The demonetization of 500 and 1000 rupee banknotes is a step taken by the Government of India on November 8, 2016 to fight corruption and black money issues in the country. Starting from midnight of November 8, 2016, all 500 and 1000 rupee notes ceased to be accepted as a form of legal tender in India.
The announcement was made by the Prime Minister of India, Mr. Narendra Modi in a live televised address to the nation. In the announcement, Modi declared circulation of all 500 and 1000 rupee banknotes (approximately $7.50 and $15 USD respectively) of the Mahatma Gandhi series as invalid and announced the issuance of 500 and 2000 rupee banknotes (approximately $7.50 and $30 USD respectively) in the new Mahatma Gandhi series in exchange for the old banknotes.
On October 28 2016, the total currency in circulation in India was Rs. 17.77 lakh crore (US$260 billion). In terms of value, the annual report of Reserve Bank of India of 31st March 2016 stated that total banknotes in circulation valued to Rs. 16.42 lakh crore (US$240 billion) of which nearly 86% (i.e. Rs. 14.18 lakh crore (US$210 billion)) was 500 and 1000 rupee notes. In terms of volume, 24% (i.e. 2,203 crore) of the total 9,026.6 crore banknotes were in circulation.
Globally, this is not unusual. Central banks of several countries pump massive amounts of cash into the economy, mostly in very large denominations. In the US, $100 note accounts for 80% of the cash supply. In Japan, ¥10,000 note (about $100) accounts for 90% of total cash holdings. Across countries, most of this cash has been supporting underground black economies.

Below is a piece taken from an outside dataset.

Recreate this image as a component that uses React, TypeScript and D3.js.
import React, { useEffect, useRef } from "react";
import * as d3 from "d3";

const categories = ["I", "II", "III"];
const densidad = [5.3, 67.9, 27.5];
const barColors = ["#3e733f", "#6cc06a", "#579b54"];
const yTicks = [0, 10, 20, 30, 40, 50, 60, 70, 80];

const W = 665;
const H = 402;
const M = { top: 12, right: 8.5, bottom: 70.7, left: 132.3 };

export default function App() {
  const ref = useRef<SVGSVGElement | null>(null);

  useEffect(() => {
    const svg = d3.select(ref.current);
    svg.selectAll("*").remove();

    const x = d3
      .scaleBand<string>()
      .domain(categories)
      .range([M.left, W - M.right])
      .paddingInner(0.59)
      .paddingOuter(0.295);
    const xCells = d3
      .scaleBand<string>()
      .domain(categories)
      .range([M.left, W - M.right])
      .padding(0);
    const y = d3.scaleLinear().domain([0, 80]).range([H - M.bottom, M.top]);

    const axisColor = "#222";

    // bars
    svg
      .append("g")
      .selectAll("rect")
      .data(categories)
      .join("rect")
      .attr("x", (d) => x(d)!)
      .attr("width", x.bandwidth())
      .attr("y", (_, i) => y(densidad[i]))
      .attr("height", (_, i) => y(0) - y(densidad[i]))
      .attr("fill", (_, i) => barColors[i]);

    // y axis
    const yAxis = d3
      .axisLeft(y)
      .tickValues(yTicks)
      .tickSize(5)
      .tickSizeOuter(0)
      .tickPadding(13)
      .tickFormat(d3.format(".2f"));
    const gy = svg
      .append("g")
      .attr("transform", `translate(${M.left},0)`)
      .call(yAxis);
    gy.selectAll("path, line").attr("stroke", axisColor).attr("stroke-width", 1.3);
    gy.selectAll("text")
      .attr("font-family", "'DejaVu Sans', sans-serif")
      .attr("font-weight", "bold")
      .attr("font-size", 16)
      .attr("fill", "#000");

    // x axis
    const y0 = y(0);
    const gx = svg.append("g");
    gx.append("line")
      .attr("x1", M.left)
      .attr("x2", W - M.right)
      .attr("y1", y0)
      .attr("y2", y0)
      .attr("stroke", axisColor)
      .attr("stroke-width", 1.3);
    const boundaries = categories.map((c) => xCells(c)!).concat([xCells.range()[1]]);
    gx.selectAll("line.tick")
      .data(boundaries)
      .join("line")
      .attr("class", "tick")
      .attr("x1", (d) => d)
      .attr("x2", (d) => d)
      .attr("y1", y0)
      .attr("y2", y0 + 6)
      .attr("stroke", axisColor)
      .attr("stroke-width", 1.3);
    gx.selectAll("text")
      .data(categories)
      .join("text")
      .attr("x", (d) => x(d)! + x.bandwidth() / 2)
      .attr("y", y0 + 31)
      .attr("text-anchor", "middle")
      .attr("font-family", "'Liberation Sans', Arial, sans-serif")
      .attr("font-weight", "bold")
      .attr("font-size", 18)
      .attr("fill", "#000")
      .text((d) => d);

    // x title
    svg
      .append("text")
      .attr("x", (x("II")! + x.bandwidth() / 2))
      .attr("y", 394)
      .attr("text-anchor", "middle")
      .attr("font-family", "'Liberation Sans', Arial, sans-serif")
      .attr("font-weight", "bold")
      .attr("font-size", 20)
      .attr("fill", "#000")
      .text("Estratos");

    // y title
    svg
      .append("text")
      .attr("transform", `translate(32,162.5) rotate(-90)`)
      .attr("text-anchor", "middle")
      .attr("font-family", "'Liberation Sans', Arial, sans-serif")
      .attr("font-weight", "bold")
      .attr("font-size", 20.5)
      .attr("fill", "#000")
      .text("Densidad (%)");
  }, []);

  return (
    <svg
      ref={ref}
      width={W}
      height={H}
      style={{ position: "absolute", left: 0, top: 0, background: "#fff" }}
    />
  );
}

This is not the first government to demonetize large currency bills. European Central Bank head Mario Draghi announced that they were considering abolishing the region’s most-valuable bank note (the 500 euro bill) in order to curb tax evasion and terrorism financing. Also, US treasury recommended that the $100 bill be demonetized.
Why it is done?
The demonetization was done in an effort to stop the counterfeiting of the current banknotes alleged to be used for funding terrorism and for cracking down on black money in the country.
This is a major setback to the parallel black money economy because a lot of currency operating outside the system will now have to be brought into the banking system. The government believes that this decision has been welcomed everywhere. This major step with help India’s credibility.

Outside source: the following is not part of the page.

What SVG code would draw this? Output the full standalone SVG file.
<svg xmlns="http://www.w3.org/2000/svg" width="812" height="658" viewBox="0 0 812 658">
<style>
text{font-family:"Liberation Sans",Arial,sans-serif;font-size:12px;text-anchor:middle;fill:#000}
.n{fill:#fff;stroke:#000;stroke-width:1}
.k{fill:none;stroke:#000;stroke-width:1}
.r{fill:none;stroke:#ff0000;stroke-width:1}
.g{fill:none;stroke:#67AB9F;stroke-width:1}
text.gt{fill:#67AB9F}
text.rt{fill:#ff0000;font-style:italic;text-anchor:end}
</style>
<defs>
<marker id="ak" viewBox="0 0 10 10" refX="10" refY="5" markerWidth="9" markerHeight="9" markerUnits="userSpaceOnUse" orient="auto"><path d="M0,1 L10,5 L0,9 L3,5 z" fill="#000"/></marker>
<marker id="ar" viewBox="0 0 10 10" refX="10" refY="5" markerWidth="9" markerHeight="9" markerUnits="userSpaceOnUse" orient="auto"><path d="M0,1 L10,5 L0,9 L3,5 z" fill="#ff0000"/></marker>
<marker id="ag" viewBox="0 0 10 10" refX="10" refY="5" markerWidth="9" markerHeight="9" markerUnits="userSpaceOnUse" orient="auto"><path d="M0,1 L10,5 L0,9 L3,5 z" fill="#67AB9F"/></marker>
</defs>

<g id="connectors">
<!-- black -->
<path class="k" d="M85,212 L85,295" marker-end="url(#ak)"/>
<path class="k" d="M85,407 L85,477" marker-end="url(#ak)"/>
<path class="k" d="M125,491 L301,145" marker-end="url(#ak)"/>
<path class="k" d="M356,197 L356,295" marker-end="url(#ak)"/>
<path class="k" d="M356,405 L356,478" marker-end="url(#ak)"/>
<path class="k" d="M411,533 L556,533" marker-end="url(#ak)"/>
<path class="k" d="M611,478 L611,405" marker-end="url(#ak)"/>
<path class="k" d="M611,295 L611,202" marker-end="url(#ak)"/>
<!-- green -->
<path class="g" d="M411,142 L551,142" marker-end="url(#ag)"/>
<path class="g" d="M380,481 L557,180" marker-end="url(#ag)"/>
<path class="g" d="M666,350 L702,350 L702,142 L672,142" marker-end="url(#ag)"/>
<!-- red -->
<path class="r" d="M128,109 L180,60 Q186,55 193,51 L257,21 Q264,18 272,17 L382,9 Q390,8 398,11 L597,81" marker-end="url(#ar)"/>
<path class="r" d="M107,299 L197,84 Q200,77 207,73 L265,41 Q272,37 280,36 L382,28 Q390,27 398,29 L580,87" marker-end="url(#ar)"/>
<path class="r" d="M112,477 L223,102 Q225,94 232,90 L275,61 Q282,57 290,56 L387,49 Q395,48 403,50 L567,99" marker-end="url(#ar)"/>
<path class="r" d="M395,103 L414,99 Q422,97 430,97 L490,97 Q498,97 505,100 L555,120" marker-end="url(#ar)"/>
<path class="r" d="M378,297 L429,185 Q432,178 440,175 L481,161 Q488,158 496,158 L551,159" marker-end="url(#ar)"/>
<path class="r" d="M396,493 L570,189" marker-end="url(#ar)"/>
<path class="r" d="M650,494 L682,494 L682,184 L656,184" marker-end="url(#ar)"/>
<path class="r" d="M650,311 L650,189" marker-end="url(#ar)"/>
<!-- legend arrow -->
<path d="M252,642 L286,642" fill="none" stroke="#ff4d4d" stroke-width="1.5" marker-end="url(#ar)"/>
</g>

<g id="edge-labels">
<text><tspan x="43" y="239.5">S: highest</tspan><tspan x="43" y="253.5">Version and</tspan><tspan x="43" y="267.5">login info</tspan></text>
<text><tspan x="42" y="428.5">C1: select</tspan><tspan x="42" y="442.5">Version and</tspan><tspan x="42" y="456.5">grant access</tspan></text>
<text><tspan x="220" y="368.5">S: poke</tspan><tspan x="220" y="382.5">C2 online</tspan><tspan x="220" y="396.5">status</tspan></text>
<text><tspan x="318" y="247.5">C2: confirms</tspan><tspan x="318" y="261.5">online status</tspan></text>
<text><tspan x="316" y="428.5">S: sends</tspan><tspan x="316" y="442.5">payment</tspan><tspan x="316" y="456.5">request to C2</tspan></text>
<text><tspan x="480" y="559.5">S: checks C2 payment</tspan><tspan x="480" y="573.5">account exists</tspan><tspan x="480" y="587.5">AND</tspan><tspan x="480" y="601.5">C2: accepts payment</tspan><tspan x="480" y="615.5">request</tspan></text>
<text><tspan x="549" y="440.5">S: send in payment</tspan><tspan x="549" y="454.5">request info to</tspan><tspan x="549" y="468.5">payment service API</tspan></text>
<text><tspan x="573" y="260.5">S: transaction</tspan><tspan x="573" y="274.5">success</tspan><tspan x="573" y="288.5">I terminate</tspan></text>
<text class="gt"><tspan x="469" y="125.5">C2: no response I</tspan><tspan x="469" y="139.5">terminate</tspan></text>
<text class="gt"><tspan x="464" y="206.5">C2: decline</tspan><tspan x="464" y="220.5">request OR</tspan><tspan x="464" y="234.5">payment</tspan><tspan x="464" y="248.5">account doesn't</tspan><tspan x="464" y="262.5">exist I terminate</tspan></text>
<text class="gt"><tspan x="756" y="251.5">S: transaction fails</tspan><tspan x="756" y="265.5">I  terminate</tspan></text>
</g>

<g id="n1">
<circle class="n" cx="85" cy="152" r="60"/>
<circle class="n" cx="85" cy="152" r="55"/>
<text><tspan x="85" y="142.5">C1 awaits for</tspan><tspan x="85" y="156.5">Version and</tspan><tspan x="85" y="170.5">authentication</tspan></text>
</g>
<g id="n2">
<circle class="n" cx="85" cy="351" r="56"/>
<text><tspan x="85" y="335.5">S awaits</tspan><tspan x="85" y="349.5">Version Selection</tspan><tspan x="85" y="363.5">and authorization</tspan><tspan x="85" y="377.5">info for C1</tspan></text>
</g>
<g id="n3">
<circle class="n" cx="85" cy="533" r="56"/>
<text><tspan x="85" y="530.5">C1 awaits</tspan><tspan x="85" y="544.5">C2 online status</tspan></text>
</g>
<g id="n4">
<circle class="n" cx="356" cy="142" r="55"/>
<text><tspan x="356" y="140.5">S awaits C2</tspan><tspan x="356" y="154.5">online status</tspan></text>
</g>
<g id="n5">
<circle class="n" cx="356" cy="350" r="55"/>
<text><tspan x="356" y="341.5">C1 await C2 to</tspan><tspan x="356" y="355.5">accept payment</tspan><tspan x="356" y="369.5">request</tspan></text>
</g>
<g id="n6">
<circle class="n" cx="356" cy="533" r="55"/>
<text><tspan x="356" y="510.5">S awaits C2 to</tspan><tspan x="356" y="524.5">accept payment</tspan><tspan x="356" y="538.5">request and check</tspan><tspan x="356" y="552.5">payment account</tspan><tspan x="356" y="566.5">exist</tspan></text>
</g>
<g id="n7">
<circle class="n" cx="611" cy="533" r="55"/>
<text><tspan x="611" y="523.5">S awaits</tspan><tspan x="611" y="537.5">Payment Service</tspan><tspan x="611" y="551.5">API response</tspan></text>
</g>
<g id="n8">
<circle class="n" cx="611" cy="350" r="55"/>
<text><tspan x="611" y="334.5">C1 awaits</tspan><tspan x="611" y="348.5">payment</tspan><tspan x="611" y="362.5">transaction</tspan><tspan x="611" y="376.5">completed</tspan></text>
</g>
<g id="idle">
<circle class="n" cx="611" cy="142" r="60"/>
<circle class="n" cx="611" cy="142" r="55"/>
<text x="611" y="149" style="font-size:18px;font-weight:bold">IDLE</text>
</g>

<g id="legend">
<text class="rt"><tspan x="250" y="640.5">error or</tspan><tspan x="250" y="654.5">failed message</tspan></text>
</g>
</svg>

It will help lower the cash circulation in the country which is directly related to corruption in the country. Moreover, it will eliminate fake currency and dodgy funds which have been used by terror groups to fund terrorism in India.
Impact of the move
It is a big reform which no one expected and will have a huge impact on people who are hoarding money and not disclosing money for tax purposes. This is overall a positive move that is lauded by a lot of people and could bring more confidence in Indian markets by overseas investors.
It’s perhaps the most significant move ever taken to curtail the parallel economy. It will give a sharp boost to all formal channels of payments (a shift from cash economy to cashless digital economy) which in turn will help the formal economy to grow at a faster clip in the long term.
Mr. Modi has made the right investment for the next generation. This move should improve India’s position on transparency and corruption in the global league table enabling higher capital flow (FDI/FII) into India.
Also, demonetization will increase bank’s deposits by a huge margin. This will also increase the lending activity because banks have a CRR (cash reserve ratio) to maintain and with more deposits they can do more lending. Credit (loans) will become easier and interest rates may come down. Thus, it will attract more foreign investments in near future.
Further, the move will probably push down property prices, including land prices as investors will not be able to utilize their cash in real estate and thereby forcing builders to sell at lower prices. Greater transparency in Indian real estate sector will assist in improving the country’s image and attract more foreign investments.